* **Work to complete**: Take the listing from its first line through the line that contains "35, 56, 75]" and please retype those lines exactly, leaving out the pictures.

* **Data**:
━━━━━━━━━━━━━━━━

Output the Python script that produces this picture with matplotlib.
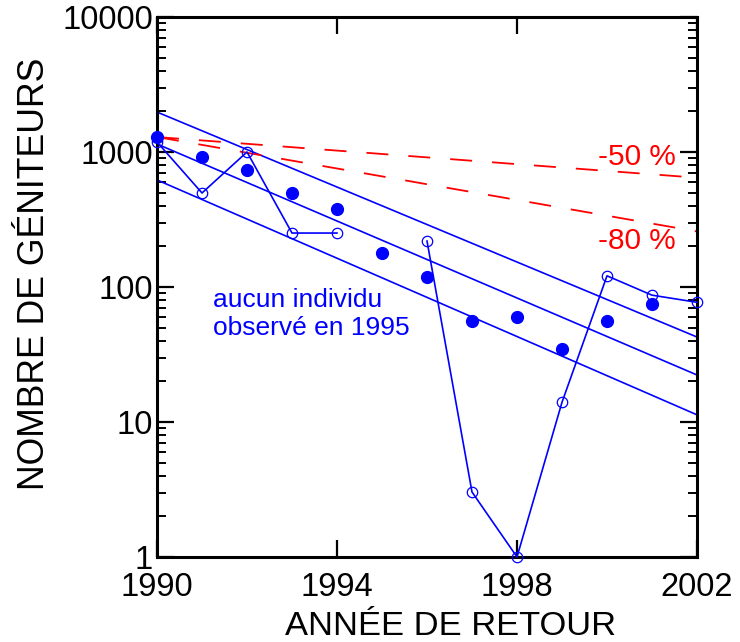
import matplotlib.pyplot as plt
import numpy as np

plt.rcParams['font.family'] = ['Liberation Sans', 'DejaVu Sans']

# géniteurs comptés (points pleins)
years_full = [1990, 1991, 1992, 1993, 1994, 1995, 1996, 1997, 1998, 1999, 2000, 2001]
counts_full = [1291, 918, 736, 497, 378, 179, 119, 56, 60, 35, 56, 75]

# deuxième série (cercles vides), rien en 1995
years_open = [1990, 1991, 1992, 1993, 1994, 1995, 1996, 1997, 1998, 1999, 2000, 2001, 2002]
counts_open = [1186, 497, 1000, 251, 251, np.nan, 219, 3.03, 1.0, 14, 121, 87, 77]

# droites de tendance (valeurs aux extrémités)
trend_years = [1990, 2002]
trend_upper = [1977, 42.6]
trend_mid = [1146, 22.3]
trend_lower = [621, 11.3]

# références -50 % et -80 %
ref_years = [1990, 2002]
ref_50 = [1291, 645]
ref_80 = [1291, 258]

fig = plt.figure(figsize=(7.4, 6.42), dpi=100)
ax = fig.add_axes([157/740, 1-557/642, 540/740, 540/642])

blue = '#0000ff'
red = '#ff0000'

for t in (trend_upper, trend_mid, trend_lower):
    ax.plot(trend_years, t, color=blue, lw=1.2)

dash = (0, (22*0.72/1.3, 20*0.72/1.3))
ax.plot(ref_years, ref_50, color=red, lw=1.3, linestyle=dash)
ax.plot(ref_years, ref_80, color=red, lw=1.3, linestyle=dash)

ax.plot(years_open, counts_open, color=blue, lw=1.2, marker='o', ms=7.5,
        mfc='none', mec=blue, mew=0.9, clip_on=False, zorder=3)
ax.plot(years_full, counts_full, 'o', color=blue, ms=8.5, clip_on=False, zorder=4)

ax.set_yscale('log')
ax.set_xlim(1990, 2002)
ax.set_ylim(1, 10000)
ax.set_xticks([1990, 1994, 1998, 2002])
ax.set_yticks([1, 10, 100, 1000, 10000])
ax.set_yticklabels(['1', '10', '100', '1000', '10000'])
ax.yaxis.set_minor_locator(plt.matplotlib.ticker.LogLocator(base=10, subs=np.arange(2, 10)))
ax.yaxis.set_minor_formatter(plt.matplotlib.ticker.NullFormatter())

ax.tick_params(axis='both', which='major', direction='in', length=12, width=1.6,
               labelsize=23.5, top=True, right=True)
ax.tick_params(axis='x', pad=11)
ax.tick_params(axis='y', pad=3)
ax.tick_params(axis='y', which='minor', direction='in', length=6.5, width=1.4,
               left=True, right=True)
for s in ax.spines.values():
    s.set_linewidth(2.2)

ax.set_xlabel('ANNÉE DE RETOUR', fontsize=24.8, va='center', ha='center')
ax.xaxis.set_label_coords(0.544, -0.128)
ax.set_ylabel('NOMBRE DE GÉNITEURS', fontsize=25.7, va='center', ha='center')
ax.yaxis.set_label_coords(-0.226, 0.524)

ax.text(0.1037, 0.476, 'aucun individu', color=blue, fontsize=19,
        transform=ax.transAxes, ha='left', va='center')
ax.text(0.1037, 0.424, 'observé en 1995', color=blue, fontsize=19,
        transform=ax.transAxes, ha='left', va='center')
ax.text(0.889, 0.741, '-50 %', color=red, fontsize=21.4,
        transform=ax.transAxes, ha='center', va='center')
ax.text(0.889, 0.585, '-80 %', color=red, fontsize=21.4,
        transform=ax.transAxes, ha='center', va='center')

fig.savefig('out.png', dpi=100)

━━━━━━━━━━━━━━━━

* **Expected answer**:
Output the Python script that produces this picture with matplotlib.
import matplotlib.pyplot as plt
import numpy as np

plt.rcParams['font.family'] = ['Liberation Sans', 'DejaVu Sans']

# géniteurs comptés (points pleins)
years_full = [1990, 1991, 1992, 1993, 1994, 1995, 1996, 1997, 1998, 1999, 2000, 2001]
counts_full = [1291, 918, 736, 497, 378, 179, 119, 56, 60, 35, 56, 75]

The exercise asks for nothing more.